SET EXERCISE
Print them exactly: the lines from the beginning of the entries below through the line that contains "high = [66.5, None, 54.8]", and only those, with the pictures left out.

-------

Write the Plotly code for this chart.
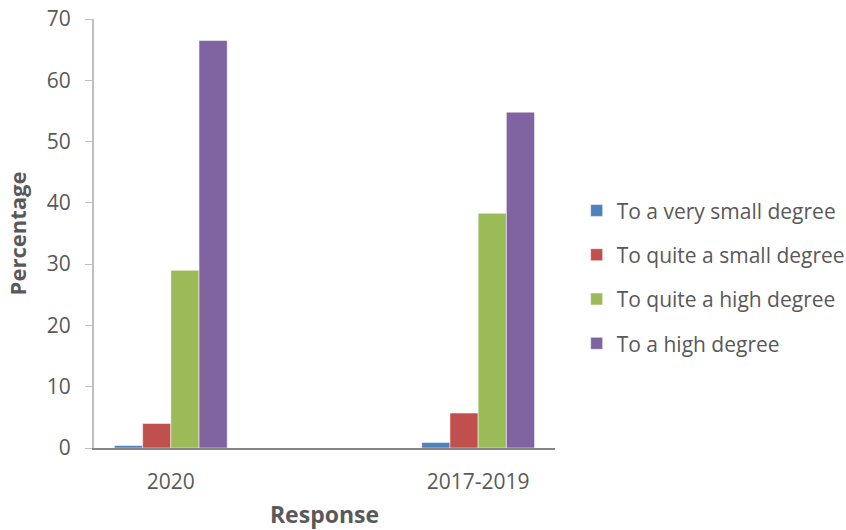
import plotly.graph_objects as go

# categories (middle slot is the empty gap category of the original chart)
categories = ["2020", "", "2017-2019"]
series_names = [
    "To a very small degree",
    "To quite a small degree",
    "To quite a high degree",
    "To a high degree",
]
very_small = [0.4, None, 0.9]
quite_small = [4.0, None, 5.7]
quite_high = [29.0, None, 38.3]
high = [66.5, None, 54.8]

colors = ["#4F81BD", "#C0504D", "#9BBB59", "#8064A2"]
TEXT = "#595959"
FONT = "Open Sans"

fig = go.Figure()
for i, (name, vals) in enumerate(zip(series_names, [very_small, quite_small, quite_high, high])):
    fig.add_trace(
        go.Bar(
            x=list(range(len(categories))),
            y=vals,
            name=name,
            legendgroup=name,
            marker=dict(color=colors[i], line=dict(color="rgba(255,255,255,0.5)", width=1)),
        )
    )

fig.update_layout(
    width=846,
    height=530,
    margin=dict(l=94, r=291, t=19, b=82, autoexpand=False),
    paper_bgcolor="white",
    plot_bgcolor="white",
    barmode="group",
    bargap=0.266,
    bargroupgap=0,
    font=dict(family=FONT, size=21, color=TEXT),
    legend=dict(
        x=1.047,
        xanchor="left",
        y=0.398,
        yanchor="middle",
        tracegroupgap=14,
        font=dict(size=21, color=TEXT),
        itemwidth=30,
    ),
    xaxis=dict(
        range=[-0.5, 2.5],
        tickmode="array",
        tickvals=[0, 2],
        ticktext=[categories[0], categories[2]],
        showline=True,
        linecolor="#868686",
        linewidth=2,
        ticks="",
        ticklabelstandoff=14,
        showgrid=False,
        zeroline=False,
        automargin=False,
        title=dict(text="<b>Response</b>", font=dict(size=23, color=TEXT), standoff=16),
    ),
    yaxis=dict(
        range=[0, 70],
        dtick=10,
        showline=True,
        linecolor="#BFBFBF",
        linewidth=2,
        ticks="outside",
        ticklen=7,
        tickcolor="#BFBFBF",
        ticklabelstandoff=10,
        ticklabeloverflow="allow",
        showgrid=False,
        zeroline=False,
        automargin=False,
        title=dict(text="<b>Percentage</b>", font=dict(size=22, color=TEXT), standoff=14),
    ),
)

# drop the default 8px body margin so the figure fills the window exactly
fig.write_html(
    "out.html",
    config={"displayModeBar": False},
    post_script="document.body.style.margin='0';",
)
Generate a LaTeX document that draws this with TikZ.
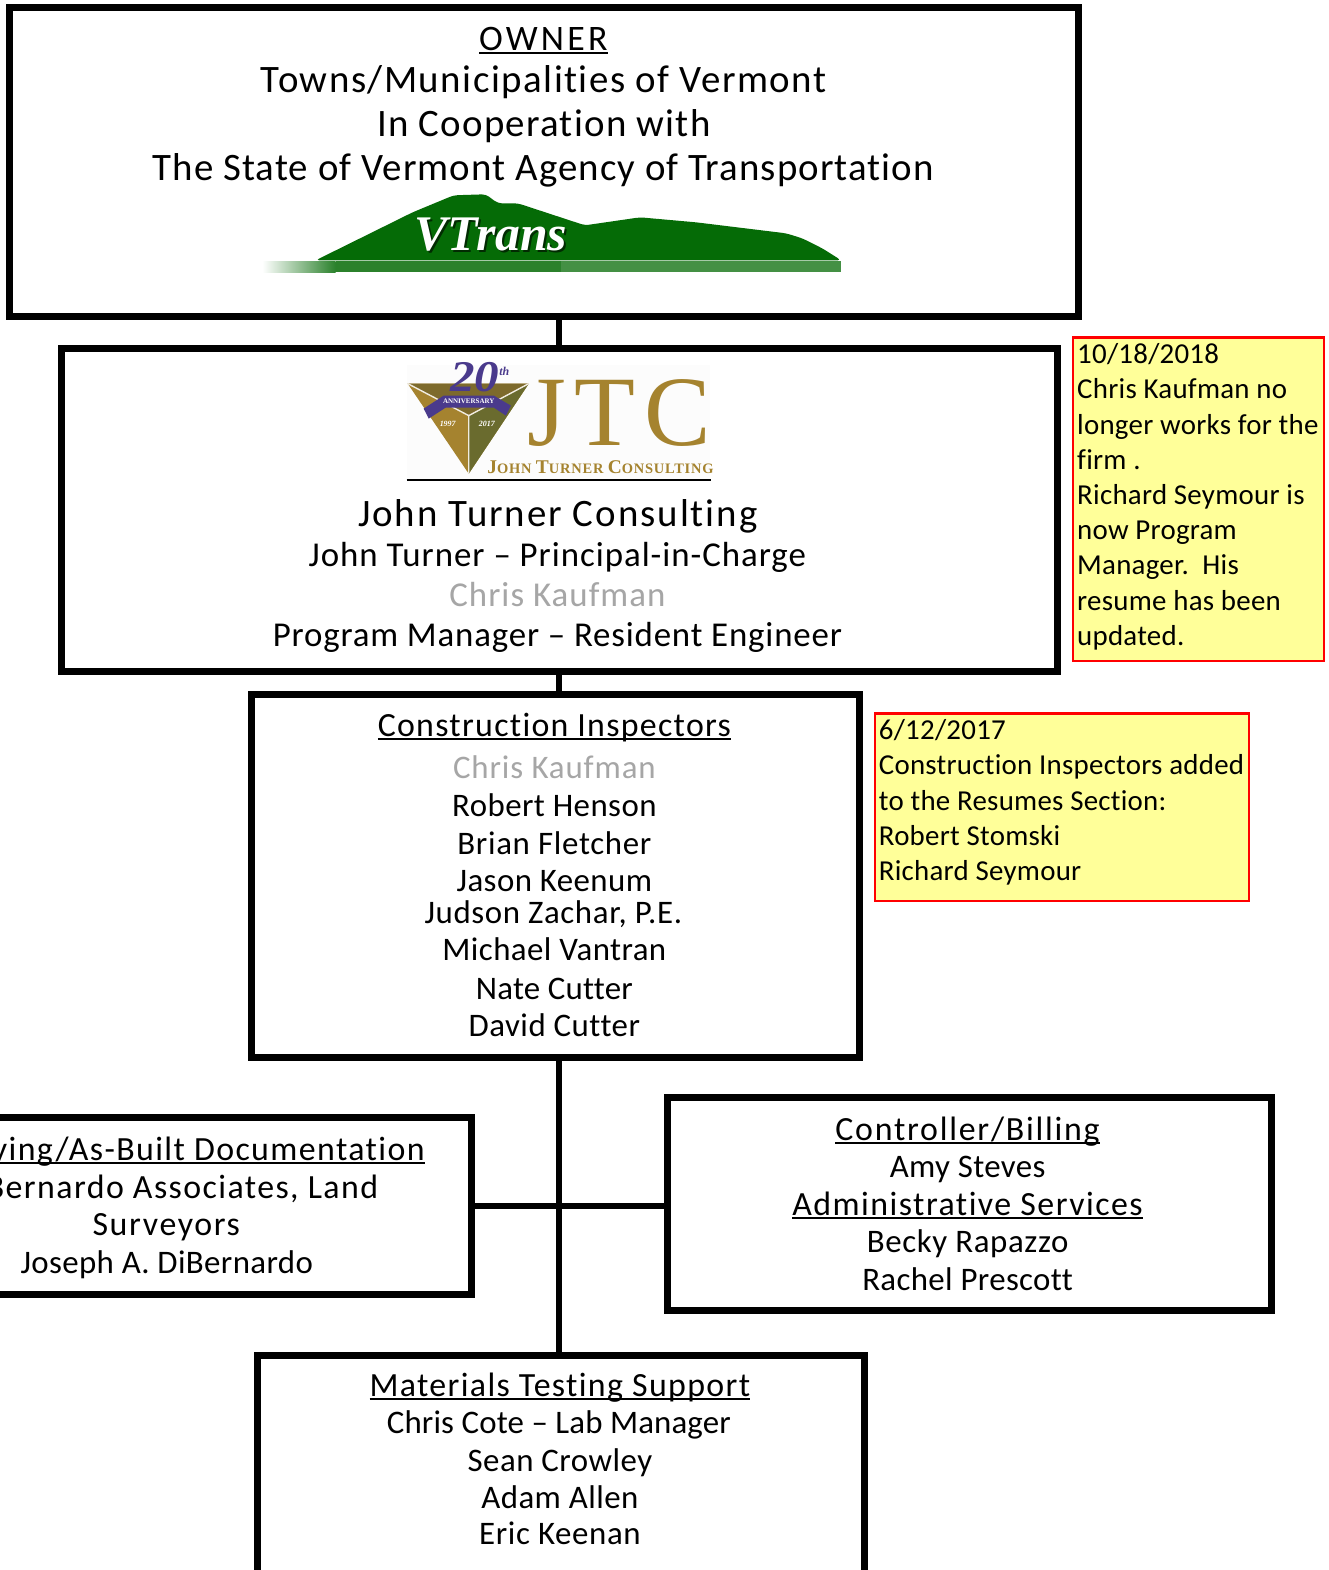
\documentclass[tikz,border=0pt]{standalone}
\usepackage{fontspec}
\usepackage{graphicx}
\setmainfont{Carlito}[Ligatures=NoCommon]
\newfontfamily\serifx{Liberation Serif}
\newfontfamily\serifw{Liberation Serif}[LetterSpace=8.5]
\newfontfamily\serifn{Liberation Serif}[LetterSpace=5.5]
\usetikzlibrary{calc}
\definecolor{vgreen}{HTML}{056B06}
\definecolor{jgold}{HTML}{A5832F}
\definecolor{jbrown}{HTML}{7D6A2C}
\definecolor{jolive}{HTML}{6A6B2E}
\definecolor{jpurple}{HTML}{4A3A8C}
\definecolor{notey}{HTML}{FFFF99}
\definecolor{gonegrey}{HTML}{A6A6A6}
\newcommand\ulx[1]{\setbox0\hbox{#1}\rlap{\rule[-3.6pt]{\wd0}{1.9pt}}\box0}
\newcommand\fs[2]{\fontsize{#1}{#1}\selectfont\addfontfeatures{LetterSpace=#2}}
\tikzset{
 x=1.0016bp,y=-1.0015bp,
 orgbox/.style={draw=black,line width=7bp,fill=white,inner sep=0pt,outer sep=0pt},
 wire/.style={draw=black,line width=6bp},
 notebox/.style={draw=red,line width=2.2bp,fill=notey,inner sep=0pt,outer sep=0pt},
 tline/.style={anchor=base,inner sep=0pt,outer sep=0pt,text=black},
 nline/.style={anchor=base west,inner sep=0pt,outer sep=0pt,text=black,font=\fs{29}{0.9}},
}
\newcommand\bx[6]{\node[#1,minimum width=1.0016*(#5-#3)*1bp,minimum height=1.0015*(#6-#4)*1bp] (#2) at ({(#3+#5)/2},{(#4+#6)/2}) {};}
\begin{document}
\begin{tikzpicture}
\useasboundingbox[fill=white] (0bp,0bp) rectangle (1329bp,-1570bp);
% boxes
\bx{orgbox}{owner}{9.5}{7}{1076.5}{316}
\bx{orgbox}{jtc}{61.5}{348}{1055.5}{670.5}
\bx{orgbox}{insp}{251.5}{693}{858.5}{1055.5}
\bx{orgbox}{surv}{-40}{1116}{470.5}{1292.5}
\bx{orgbox}{ctrl}{666.5}{1096}{1269.5}{1308.5}
\bx{orgbox}{mat}{257.5}{1353}{863.5}{1640}
% connectors
\draw[wire] (owner.south -| jtc.north) -- (jtc.north);
\draw[wire] (jtc.south) -- (insp.north -| jtc.south);
\draw[wire] (insp.south -| jtc.south) -- (mat.north -| jtc.south);
\draw[wire] (surv.east) -- (surv.east -| ctrl.west);
% owner text
\node[tline,font=\fs{36}{9}] (o1) at (542.5,50.5) {\ulx{OWNER}};
\node[tline,font=\fs{39}{3.9}] (o2) at (543,92.3) {Towns/Municipalities of Vermont};
\node[tline,font=\fs{39}{3.3}] (o3) at (543,136.3) {In Cooperation with};
\node[tline,font=\fs{39}{2.8}] (o4) at (542.5,180.6) {The State of Vermont Agency of Transportation};
% VTrans logo
\shade[left color=white,right color=vgreen!85!white] (262,261) rectangle (335,272);
\fill[vgreen!85!white] (335,261) rectangle (560,272);
\fill[vgreen!75!white] (560,261) rectangle (840,272);
\fill[vgreen,rounded corners=4pt] (315,260) -- (412,212) -- (453,195) -- (485,194) -- (497,203) -- (517,203) -- (584,225) -- (639,217) -- (695,222) -- (785,233) -- (801,238) -- (821,248) -- (840,260) -- cycle;
\node[inner sep=0pt,text=black!60!vgreen] (vts) at (492,236.5) {\serifx\bfseries\itshape\fontsize{50}{50}\selectfont VTrans};
\node[inner sep=0pt,text=white] (vt) at (490,234.5) {\serifx\bfseries\itshape\fontsize{50}{50}\selectfont VTrans};
% JTC logo
\fill[black!1] (406,364) rectangle (709,478);
\fill[jgold] (407,383) -- (528,383) -- (468,473) -- cycle;
\fill[jolive] (468,473) -- (468,415) -- (528,383) -- cycle;
\fill[jbrown] (407,383) -- (528,383) -- (468,415) -- cycle;
\draw[white!85!jgold,line width=1.4bp] (407,383) -- (468,415) -- (528,383) (468,415) -- (468,473);
\fill[jpurple] (423,408) -- (443,395) -- (493,395) -- (510,405) -- (505,415) -- (493,407) -- (445,407) -- (428,418) -- cycle;
\node[inner sep=0pt,text=white] (ann) at (468,401) {\serifx\bfseries\fontsize{7}{7}\selectfont ANNIVERSARY};
\node[inner sep=0pt,text=white] (y1) at (447,423) {\serifx\bfseries\itshape\fontsize{8}{8}\selectfont 1997};
\node[inner sep=0pt,text=white] (y2) at (486,423) {\serifx\bfseries\itshape\fontsize{8}{8}\selectfont 2017};
\node[inner sep=0pt,text=jpurple,anchor=base] (twenty) at (479,391) {\serifx\bfseries\itshape\fontsize{44}{44}\selectfont\scalebox{1.12}[1]{20}\raisebox{16pt}{\fontsize{12}{12}\selectfont th}};
\node[anchor=base,inner sep=0pt,text=jgold] (jtclogo) at (618,445) {\serifw\fontsize{100}{100}\selectfont JTC};
\node[anchor=base,inner sep=0pt,text=jgold] (jtcname) at (599.5,473) {\serifn\bfseries\fontsize{19.5}{19.5}\selectfont J\fontsize{14.5}{14.5}\selectfont OHN \fontsize{19.5}{19.5}\selectfont T\fontsize{14.5}{14.5}\selectfont URNER \fontsize{19.5}{19.5}\selectfont C\fontsize{14.5}{14.5}\selectfont ONSULTING};
\draw[black,line width=1.6bp] (406,479.5) -- (710,479.5);
% JTC text
\node[tline,font=\fs{39}{5.1}] (j1) at (557,526) {John Turner Consulting};
\node[tline,font=\fs{35}{2.8}] (j2) at (556.5,566) {John Turner -- Principal-in-Charge};
\node[tline,font=\fs{35}{3},text=gonegrey] (j3) at (556.5,606) {Chris Kaufman};
\node[tline,font=\fs{35}{2.4}] (j4) at (556.5,646) {Program Manager -- Resident Engineer};
% inspectors
\node[tline,font=\fs{34}{3.8}] (i1) at (553.5,735.5) {\ulx{Construction Inspectors}};
\node[tline,font=\fs{33}{2.7},text=gonegrey] (i2) at (553.5,777.5) {Chris Kaufman};
\node[tline,font=\fs{33}{1.3}] (i3) at (553.5,815.5) {Robert Henson};
\node[tline,font=\fs{33}{2.1}] (i4) at (553.5,853.5) {Brian Fletcher};
\node[tline,font=\fs{33}{1.3}] (i5) at (553.5,890.5) {Jason Keenum};
\node[tline,font=\fs{33}{1.9}] (i6) at (552.5,922.5) {Judson Zachar, P.E.};
\node[tline,font=\fs{33}{1.3}] (i7) at (553.5,959.5) {Michael Vantran};
\node[tline,font=\fs{33}{0.7}] (i8) at (553.5,997.5) {Nate Cutter};
\node[tline,font=\fs{33}{1.5}] (i9) at (553.5,1034.5) {David Cutter};
% surveying
\node[tline,font=\fs{34}{4.15}] (s1) at (166,1158.5) {\ulx{Surveying/As-Built Documentation}};
\node[tline,font=\fs{34}{4.2}] (s2) at (166,1196.5) {DiBernardo Associates, Land};
\node[tline,font=\fs{34}{4.8}] (s3) at (166,1233.5) {Surveyors};
\node[tline,font=\fs{33}{1.1}] (s4) at (166.5,1271.5) {Joseph A. DiBernardo};
% controller
\node[tline,font=\fs{34}{5.2}] (c1) at (966,1138.5) {\ulx{Controller/Billing}};
\node[tline,font=\fs{33}{1.1}] (c2) at (966,1175.5) {Amy Steves};
\node[tline,font=\fs{34}{4.3}] (c3) at (966,1213.5) {\ulx{Administrative Services}};
\node[tline,font=\fs{33}{1.9}] (c4) at (966,1250.5) {Becky Rapazzo};
\node[tline,font=\fs{33}{1.1}] (c5) at (966,1288.5) {Rachel Prescott};
% materials
\node[tline,font=\fs{34}{4}] (m1) at (559,1394.5) {\ulx{Materials Testing Support}};
\node[tline,font=\fs{33}{0.4}] (m2) at (558,1431.5) {Chris Cote -- Lab Manager};
\node[tline,font=\fs{33}{1.5}] (m3) at (559,1469.5) {Sean Crowley};
\node[tline,font=\fs{33}{1.3}] (m4) at (559,1506.5) {Adam Allen};
\node[tline,font=\fs{33}{1.9}] (m5) at (559,1542.5) {Eric Keenan};
% notes
\bx{notebox}{noteA}{1071.5}{337}{1322}{660}
\node[nline] (a1) at (1075.5,363) {10/18/2018};
\node[nline] (a2) at (1075.5,398) {Chris Kaufman no};
\node[nline] (a3) at (1075.5,434) {longer works for the};
\node[nline] (a4) at (1075.5,469) {firm .};
\node[nline] (a5) at (1075.5,504) {Richard Seymour is};
\node[nline] (a6) at (1075.5,539) {now Program};
\node[nline] (a7) at (1075.5,574) {Manager.\ \ His};
\node[nline] (a8) at (1075.5,610) {resume has been};
\node[nline] (a9) at (1075.5,645) {updated.};
\bx{notebox}{noteB}{873.5}{712.5}{1247}{900}
\node[nline] (b1) at (877.5,738) {6/12/2017};
\node[nline] (b2) at (877.5,773) {Construction Inspectors added};
\node[nline] (b3) at (877.5,809) {to the Resumes Section:};
\node[nline] (b4) at (877.5,844) {Robert Stomski};
\node[nline] (b5) at (877.5,879) {Richard Seymour};
\end{tikzpicture}
\end{document}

-------

EXERCISE OUTPUT
Write the Plotly code for this chart.
import plotly.graph_objects as go

# categories (middle slot is the empty gap category of the original chart)
categories = ["2020", "", "2017-2019"]
series_names = [
    "To a very small degree",
    "To quite a small degree",
    "To quite a high degree",
    "To a high degree",
]
very_small = [0.4, None, 0.9]
quite_small = [4.0, None, 5.7]
quite_high = [29.0, None, 38.3]
high = [66.5, None, 54.8]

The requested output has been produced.